If you meditate and quiet the mind, whatever is left is "reality". It's all One Thing because nothing arises without a connection to something else, so it's all a lattice of interconnected things -- but there is no self in any of it. It's all just happening, no rhyme or reason.

Reality is absolutely not "what you make of it". There is no "you" in there. "You" comes and goes, just like any emotional state. When you go to sleep at night, where does "you" go. If we put you under anesthesia, where are "you"? We have this fixed idea of self and ego but it's all built upon a false premise. Desire is just as transient. People who claim they are manifesting what they want simply because they want it are dangerously deluded. There's nothing really happening within their control and there's no self perceiving it either -- just a constant, never-changing, present awareness. Anything beyond that is selective reasoning as a layer on top of present awareness, i.e. ego and mind, which is no better than a hologram.
 
Last edited:
Reality is whatever is being experienced, in the present moment. Each experience is empty of self, it's not an entity in of itself, it comes and goes, arises and ceases, there's no solidity to it, everything is ephemeral and changes, without any input from any creator; the mind can intervene and alter the course, but it can't turn things off or leap from one state of being from another. The mind is only able to affect things in terms of its judgments and desires, what we want to be a certain way -- it has a certain power that leads us in a direction. But we see that things like pain we can't control, and the more we try to control the more we suffer. Once you start to see things as coming and going on their own, rising when they want and ceasing when they want, going of their own accord and not according to our wishes, and that the only input we thought we had was really just coming from the projection of mind, that is the realization of Emptiness. There is no self involved, no control involved -- everything is Empty of any being. Every part of reality is Empty of any reason or benefit to cling to it in terms of "this will make me happy when it comes, or this will make me happy when it goes." Otherwise there is dependency on things that are impermanent, unsatisfying and uncontrollable.
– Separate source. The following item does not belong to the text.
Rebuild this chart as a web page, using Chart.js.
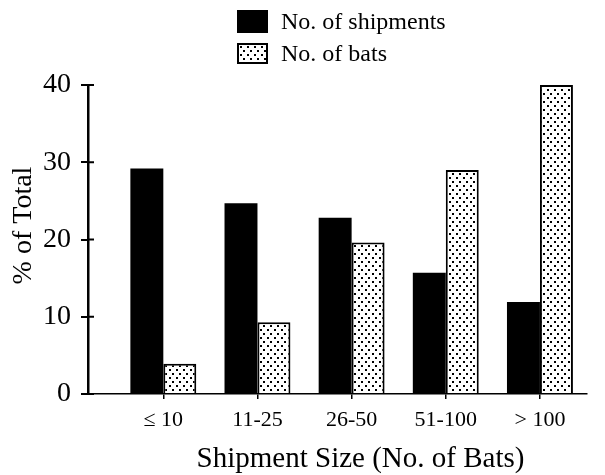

If you meditate and quiet the mind, whatever is left is "reality". It's all One Thing because nothing arises without a connection to something else, so it's all a lattice of interconnected things -- but there is no self in any of it. It's all just happening, no rhyme or reason.

Reality is absolutely not "what you make of it". There is no "you" in there. "You" comes and goes, just like any emotional state. When you go to sleep at night, where does "you" go. If we put you under anesthesia, where are "you"? We have this fixed idea of self and ego but it's all built upon a false premise. Desire is just as transient. People who claim they are manifesting what they want simply because they want it are dangerously deluded. There's nothing really happening within their control and there's no self perceiving it either -- just a constant, never-changing, present awareness. Anything beyond that is selective reasoning as a layer on top of present awareness, i.e. ego and mind, which is no better than a hologram.


Sounds like the Eastern philosophies/religions of Zen, Taoism and Hinduism?

That's the amazing thing about reality is that it can be interpreted in so many ways, with all of them containing truth's. I guess with time and change being the only constant, it is evident that reality is always moving. Very hard to ever wrap our minds around a subject that has no permanence or focal point, beyond our own temporal senses?